The state supreme court noted that the doctrine of forum non conveniens is founded in considerations of fundamental fairness and sensible and effective judicial administration. The doctrine has been recognized by common law, statute or rule of civil procedure in most states. Legal commentators are in general agreement that most states follow the federal forum non conveniens test. See Davies, Time to Change the Federal Forum Non Conveniens Analysis, 77 Tul. L.Rev. 309, 315 (2002) (thirty states have “effectively identical” analyses to the federal test, and thirteen other states employ a “very similar” test); Robinson & Speck, Access to State Courts in Transnational Personal Injury Cases: Forum Non Conveniens and Antisuit Injunctions, 68 Tex. L.Rev. 937, 950 (1990) (thirty-two states recognized “something very closely resembling” the federal doctrine, and four other states indicated they would follow the federal doctrine).
The first prong of the forum non conveniens analysis requires a determination of the existence of an available and adequate alternative forum. Second, the court must determine the inconvenience of continuing in the plaintiff’s chosen forum by weighing private- and public-interest factors. The private interests of the litigants include the following factors: relative ease of access to sources of proof; availability of compulsory process for attendance of unwilling, and the cost of obtaining attendance of willing, witnesses; possibility of view of premises, if view would be appropriate to the action; and all other practical problems that make trial of a case easy, expeditious and inexpensive. (Citing Gulf Oil Corp., 330 U.S. at 508.)
Other factors that may be relevant to the private-interest assessment include the enforceability of a judgment in the alternative forum, and the advantages and obstacles to a fair trial. A plaintiff may not, by choice of an inconvenient forum, vex, harass, or oppress the defendant by inflicting upon him expense or trouble not necessary to his own right to pursue his remedy. The private interest of a plaintiff should be afforded more weight when the forum choice appears to be based on legally valid reasons such as convenience and expense. Conversely, the private interest of a defendant should be afforded more weight when a plaintiff’s choice of forum seems motivated by forum-shopping objectives such as tactical attempts to harness more favorable laws and damages remedies, taking advantage of jurisdictions with generous jury verdicts, or causing inconvenience and expense to a defendant.
Public interest factors include administrative difficulties for courts, that jury duty is a burden that ought not be imposed upon the people of a community which has no relation to the litigation; the local interest in having localized controversies decided at home; and the court in some other forum dealing with problems in conflicts of laws, and in law foreign to itself.

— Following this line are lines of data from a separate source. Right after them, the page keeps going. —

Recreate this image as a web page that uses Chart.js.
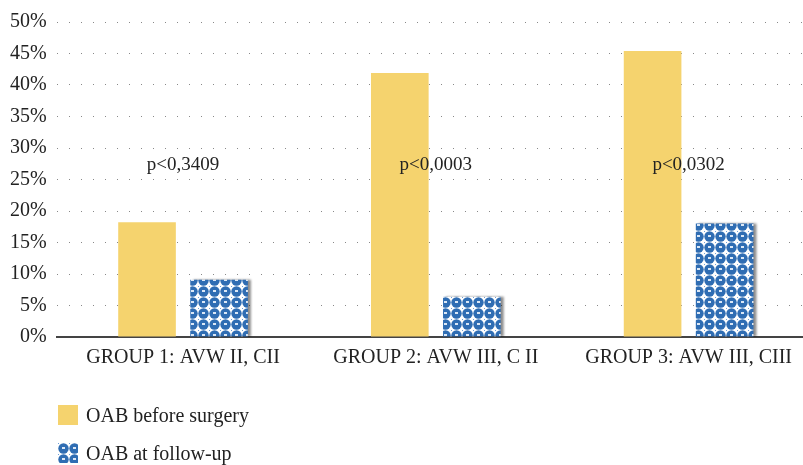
<!DOCTYPE html>
<html>
<head>
<meta charset="utf-8">
<script src="https://cdn.jsdelivr.net/npm/chart.js@4"></script>
<style>
  body { margin: 0; background: #fff; font-family: "Liberation Serif", serif; overflow: hidden; }
  #wrap { position: relative; width: 815px; height: 371px; }
  #legend { margin: 25px 0 0 58px; }
  .item { display: flex; align-items: center; height: 38px; font-size: 20px; color: #222; }
  .item canvas { width: 20px; height: 20px; margin-right: 8px; }
</style>
</head>
<body>
<div id="wrap"><canvas id="chart"></canvas></div>
<div id="legend"></div>
<script>
var categories = ['GROUP 1: AVW II, CII', 'GROUP 2: AVW III, C II', 'GROUP 3: AVW III, CIII'];
var beforeSurgery = [18.2, 41.9, 45.4];
var followUp = [9.1, 6.4, 18.0];
var pValues = ['p<0,3409', 'p<0,0003', 'p<0,0302'];
var pLabelY = 27.3;

function makePattern() {
  var c = document.createElement('canvas');
  c.width = 11; c.height = 11;
  var g = c.getContext('2d');
  g.fillStyle = '#ffffff';
  g.fillRect(0, 0, 11, 11);
  g.fillStyle = '#2f6db3';
  g.beginPath(); g.arc(5.5, 5.5, 5.2, 0, Math.PI * 2); g.fill();
  g.fillStyle = '#6f9fd6';
  g.fillRect(0, 0, 1, 1);
  g.fillStyle = '#dce8f6';
  g.fillRect(4, 4, 3, 2);
  return g.createPattern(c, 'repeat');
}
var pattern = makePattern();

var shadowPlugin = {
  id: 'barShadow',
  beforeDatasetDraw: function(chart, args) {
    if (args.index === 1) {
      chart.ctx.save();
      chart.ctx.shadowColor = 'rgba(0,0,0,0.45)';
      chart.ctx.shadowOffsetX = 3;
      chart.ctx.shadowOffsetY = 0;
      chart.ctx.shadowBlur = 2;
    }
  },
  afterDatasetDraw: function(chart, args) {
    if (args.index === 1) chart.ctx.restore();
  }
};

var pLabelPlugin = {
  id: 'pLabels',
  afterDatasetsDraw: function(chart) {
    var ctx = chart.ctx;
    var x = chart.scales.x, y = chart.scales.y;
    ctx.save();
    ctx.font = '19px "Liberation Serif", serif';
    ctx.fillStyle = '#222';
    ctx.textAlign = 'center';
    ctx.textBaseline = 'middle';
    pValues.forEach(function(t, i) {
      ctx.fillText(t, x.getPixelForValue(i), y.getPixelForValue(pLabelY));
    });
    ctx.restore();
  }
};

var chart = new Chart(document.getElementById('chart'), {
  type: 'bar',
  data: {
    labels: categories,
    datasets: [{
      label: 'OAB before surgery',
      data: beforeSurgery,
      backgroundColor: '#f5d36e'
    }, {
      label: 'OAB at follow-up',
      data: followUp,
      backgroundColor: pattern
    }]
  },
  options: {
    responsive: true,
    maintainAspectRatio: false,
    animation: false,
    layout: { padding: { top: 15, right: 0, left: 0, bottom: 0 } },
    barPercentage: 0.8,
    categoryPercentage: 0.57,
    plugins: { legend: { display: false }, tooltip: { enabled: false } },
    scales: {
      x: {
        grid: { display: false },
        border: { display: true, color: '#444', width: 2 },
        ticks: { color: '#222', font: { family: '"Liberation Serif", serif', size: 20 }, padding: 1 }
      },
      y: {
        min: 0, max: 50,
        ticks: {
          stepSize: 5,
          color: '#222',
          padding: 10,
          font: { family: '"Liberation Serif", serif', size: 20 },
          callback: function(v) { return v + '%'; }
        },
        grid: { color: '#888', lineWidth: 1, drawTicks: false },
        border: { display: false, dash: [1, 11] }
      }
    }
  },
  plugins: [shadowPlugin, pLabelPlugin]
});

// legend
var legend = document.getElementById('legend');
chart.data.datasets.forEach(function(ds, i) {
  var row = document.createElement('div');
  row.className = 'item';
  var sw = document.createElement('canvas');
  sw.width = 20; sw.height = 20;
  var g = sw.getContext('2d');
  g.fillStyle = ds.backgroundColor;
  g.fillRect(0, 0, 20, 20);
  row.appendChild(sw);
  row.appendChild(document.createTextNode(ds.label));
  legend.appendChild(row);
});
</script>
</body>
</html>
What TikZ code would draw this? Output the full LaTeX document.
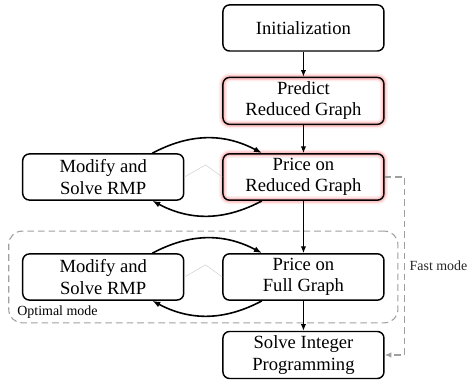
\documentclass[tikz,border=0pt]{standalone}
\usepackage{fontspec}
\setmainfont{Liberation Serif}
\usetikzlibrary{arrows.meta, positioning, fit}

\begin{document}
\begin{tikzpicture}[
    box/.style = {draw, line width=1.1pt, rounded corners=5pt, minimum width=4.26cm, minimum height=1.22cm, align=center, font=\fontsize{14}{16}\selectfont},
    glow/.style = {preaction={draw=red!8, line width=6pt}, preaction={draw=red!22, line width=3.6pt}},
    arrow/.style = {-{Latex[length=5pt, width=4pt]}, line width=0.8pt},
    loop/.style = {-{Latex[length=6pt, width=4.5pt]}, line width=1.2pt, bend left=28},
    modebox/.style = {draw=gray!75, dashed, dash pattern=on 5pt off 3pt, line width=0.8pt, rounded corners=10pt},
    hint/.style = {draw=gray!35, line width=0.4pt},
    every node/.style={font=\fontsize{10.5}{12}\selectfont}
  ]

  % Main column
  \node[box] (init) {Initialization};
  \node[box, glow, below=0.66cm of init] (predict) {Predict\\Reduced Graph};
  \node[box, glow, below=0.74cm of predict] (priceR) {Price on\\Reduced Graph};
  \node[box, below=1.38cm of priceR] (priceF) {Price on\\Full Graph};
  \node[box, below=0.79cm of priceF] (ip) {Solve Integer\\Programming};

  % RMP boxes on the left
  \node[box, left=1.0cm of priceR] (rmpR) {Modify and\\Solve RMP};
  \node[box, left=1.0cm of priceF] (rmpF) {Modify and\\Solve RMP};

  % Optimal mode frame
  \node[modebox, fit=(rmpF)(priceF), inner xsep=0.35cm, inner ysep=0.58cm] (optimal) {};
  \node[anchor=south west, inner sep=1pt] (optlabel) at ([shift={(0.2cm,0.08cm)}]optimal.south west) {Optimal mode};

  % Arrows down the column
  \draw[arrow] (init) -- (predict);
  \draw[arrow] (predict) -- (priceR);
  \draw[arrow] (priceR) -- (priceF);
  \draw[arrow] (priceF) -- (ip);

  % Loops between pricing and RMP
  \draw[loop] ([xshift=1.3cm]rmpR.north) to ([xshift=-1.1cm]priceR.north);
  \draw[loop] ([xshift=-1.1cm]priceR.south) to ([xshift=1.3cm]rmpR.south);
  \draw[loop] ([xshift=1.3cm]rmpF.north) to ([xshift=-1.1cm]priceF.north);
  \draw[loop] ([xshift=-1.1cm]priceF.south) to ([xshift=1.3cm]rmpF.south);

  % faint hints
  \draw[hint] (rmpR.east) -- ++(0.56cm,0.32cm) -- (priceR.west);
  \draw[hint] (rmpF.east) -- ++(0.56cm,0.32cm) -- (priceF.west);

  % Fast mode shortcut
  \draw[gray!75, dashed, dash pattern=on 5pt off 3pt, line width=0.8pt, -{Latex[length=5pt, width=4pt]}]
  (priceR.east) -- ++(0.53cm,0)
       |- node[pos=0.25, right, black!85] (fastlabel) {Fast mode} (ip.east);

  \useasboundingbox ([shift={(-8.03cm,-9.10cm)}]init.center) rectangle ([shift={(4.46cm,0.74cm)}]init.center);
\end{tikzpicture}
\end{document}
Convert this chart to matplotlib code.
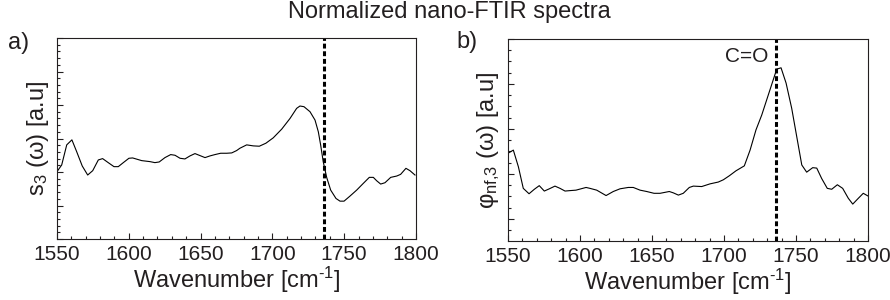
import matplotlib
matplotlib.use("Agg")
import matplotlib.pyplot as plt
from matplotlib.ticker import MultipleLocator

plt.rcParams['font.family'] = ['Liberation Sans', 'DejaVu Sans']
plt.rcParams['mathtext.fontset'] = 'custom'
plt.rcParams['mathtext.rm'] = 'Liberation Sans'
plt.rcParams['mathtext.it'] = 'Liberation Sans'
plt.rcParams['mathtext.sf'] = 'Liberation Sans'

# panel a: amplitude s3
wn_a = [1550, 1553.3, 1556.8, 1560.4, 1563.7, 1567.6, 1571.4, 1574.9, 1578.8, 1581.8,
        1585.7, 1589.7, 1592.7, 1596.2, 1600.1, 1602.7, 1609, 1614.8, 1618.2, 1621.2,
        1625.2, 1629.2, 1632.2, 1635.7, 1639.1, 1642.6, 1646.1, 1649.6, 1653.1, 1656.5,
        1660, 1664, 1668.2, 1671.7, 1675.1, 1677.4, 1682.1, 1686.7, 1690.9, 1695.5,
        1700.6, 1706.5, 1712.3, 1716.9, 1719.2, 1722, 1726.2, 1729.7, 1732, 1733.6,
        1735.4, 1737.8, 1740.6, 1744.3, 1747.1, 1749.9, 1754, 1758.7, 1763.3, 1767.5,
        1770.3, 1772.6, 1775.4, 1778.4, 1782.4, 1786.6, 1789.3, 1793, 1795.8, 1799.3]
s3_a = [2.01, 2.21, 2.81, 2.96, 2.61, 2.18, 1.91, 2.04, 2.36, 2.40,
        2.28, 2.16, 2.16, 2.28, 2.41, 2.42, 2.34, 2.31, 2.28, 2.30,
        2.43, 2.52, 2.50, 2.41, 2.39, 2.48, 2.55, 2.49, 2.43, 2.48,
        2.52, 2.56, 2.56, 2.57, 2.64, 2.71, 2.81, 2.78, 2.77, 2.86,
        3.02, 3.28, 3.60, 3.90, 3.97, 3.95, 3.80, 3.55, 3.20, 2.81,
        2.31, 1.84, 1.46, 1.21, 1.13, 1.13, 1.28, 1.46, 1.66, 1.84,
        1.84, 1.74, 1.64, 1.68, 1.84, 1.88, 1.93, 2.11, 2.04, 1.91]

# panel b: phase phi_nf,3
wn_b = [1550, 1553.7, 1557.2, 1560.6, 1564.6, 1568.3, 1571.7, 1575.2, 1578.7, 1582.6,
        1586.1, 1589.6, 1593.1, 1597.2, 1604.2, 1606.9, 1611.6, 1618.1, 1623.1, 1627.8,
        1633.5, 1637, 1641.7, 1646.3, 1651.4, 1655.6, 1662, 1664.8, 1668.3, 1671.7,
        1675.9, 1678.7, 1684.5, 1690.3, 1696, 1699.5, 1703.7, 1708.3, 1714.1, 1718.1,
        1722.2, 1726.2, 1731.5, 1736.6, 1739.6, 1743.1, 1747, 1750.5, 1754, 1757.4,
        1761.6, 1764.4, 1767.8, 1771.7, 1774.8, 1778.7, 1782.4, 1786.3, 1789.4, 1793.3,
        1796.7, 1800]
phi_b = [2.46, 2.53, 2.16, 1.68, 1.56, 1.66, 1.74, 1.62, 1.67, 1.73,
         1.68, 1.62, 1.63, 1.64, 1.70, 1.68, 1.64, 1.52, 1.61, 1.67,
         1.70, 1.70, 1.64, 1.61, 1.57, 1.57, 1.61, 1.58, 1.53, 1.57,
         1.70, 1.73, 1.72, 1.78, 1.82, 1.87, 1.96, 2.07, 2.18, 2.53,
         2.98, 3.31, 3.83, 4.33, 4.36, 4.02, 3.46, 2.83, 2.20, 2.04,
         2.14, 2.13, 1.90, 1.68, 1.66, 1.76, 1.68, 1.46, 1.33, 1.46,
         1.57, 1.51]

co_band = 1736
txt = '#231f20'

fig = plt.figure(figsize=(8.9, 3.0), dpi=100)
ax_a = fig.add_axes([0.064, 0.2033, 0.4034, 0.67])
ax_b = fig.add_axes([0.5708, 0.1967, 0.4045, 0.6733])

def style(ax, ymin, ymax, ymaj, ymin_step):
    ax.set_xlim(1550, 1800)
    ax.set_ylim(ymin, ymax)
    ax.xaxis.set_major_locator(MultipleLocator(50))
    ax.xaxis.set_minor_locator(MultipleLocator(10))
    ax.yaxis.set_major_locator(MultipleLocator(ymaj))
    ax.yaxis.set_minor_locator(MultipleLocator(ymin_step))
    ax.tick_params(which='both', direction='in', top=False, right=False,
                   labelleft=False, width=0.8, color=txt)
    ax.tick_params(which='major', length=4, labelsize=15, pad=4, labelcolor=txt)
    ax.tick_params(which='minor', length=2)
    for sp in ax.spines.values():
        sp.set_linewidth(0.8)
        sp.set_color(txt)
    ax.set_xlabel('Wavenumber [cm$^{\u20101}$]', fontsize=17, color=txt, labelpad=1)

ax_a.plot(wn_a, s3_a, color='black', lw=0.8)
ax_a.axvline(co_band, color='black', lw=2.2, dashes=(1.6, 0.9))
style(ax_a, 0, 6, 1, 0.2)
ax_a.set_ylabel('s$_3$ (ω) [a.u]', fontsize=17, color=txt, labelpad=4)
ax_a.text(-0.137, 0.975, 'a)', transform=ax_a.transAxes, fontsize=17, color=txt,
          ha='left', va='center')

ax_b.plot(wn_b, phi_b, color='black', lw=0.8)
ax_b.axvline(co_band, color='black', lw=2.2, dashes=(1.6, 0.9))
style(ax_b, 0.51, 5.0, 1, 0.25)
ax_b.set_ylabel('φ$_{\\rm nf{,}3}$ (ω) [a.u]', fontsize=17, color=txt, labelpad=4)
ax_b.text(-0.142, 0.985, 'b)', transform=ax_b.transAxes, fontsize=17, color=txt,
          ha='left', va='center')
ax_b.text(1731, 4.6, 'C=O', fontsize=15, color=txt, ha='right', va='center')

fig.text(0.505, 0.96, 'Normalized nano-FTIR spectra', fontsize=17, color=txt,
         ha='center', va='center')

fig.savefig('out.png', dpi=100)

Application of the New Test
Applied here, the court noted that differences in discovery standards are not enough to establish the inadequacy of the forum. Although damages may be smaller in Canada, it was important that neither plaintiffs nor defendants in the underlying cases were residents of Rhode Island or domiciled there. Much of the evidence necessarily is in Canada; the injuries and treatment alleged occurred in Canada, where plaintiffs are residents. No witnesses, workplace sites, or any other relevant evidence appear to be situated in the state. Access to proof is clearly less convenient. Only Canadian courts have the legal power to compel the testimony of Canadian potential witnesses who are not under the control of any party. Furthermore, the likelihood that Canadian law would apply in these cases would place additional burdens upon the state court. Accordingly the foreign claims were dismissed.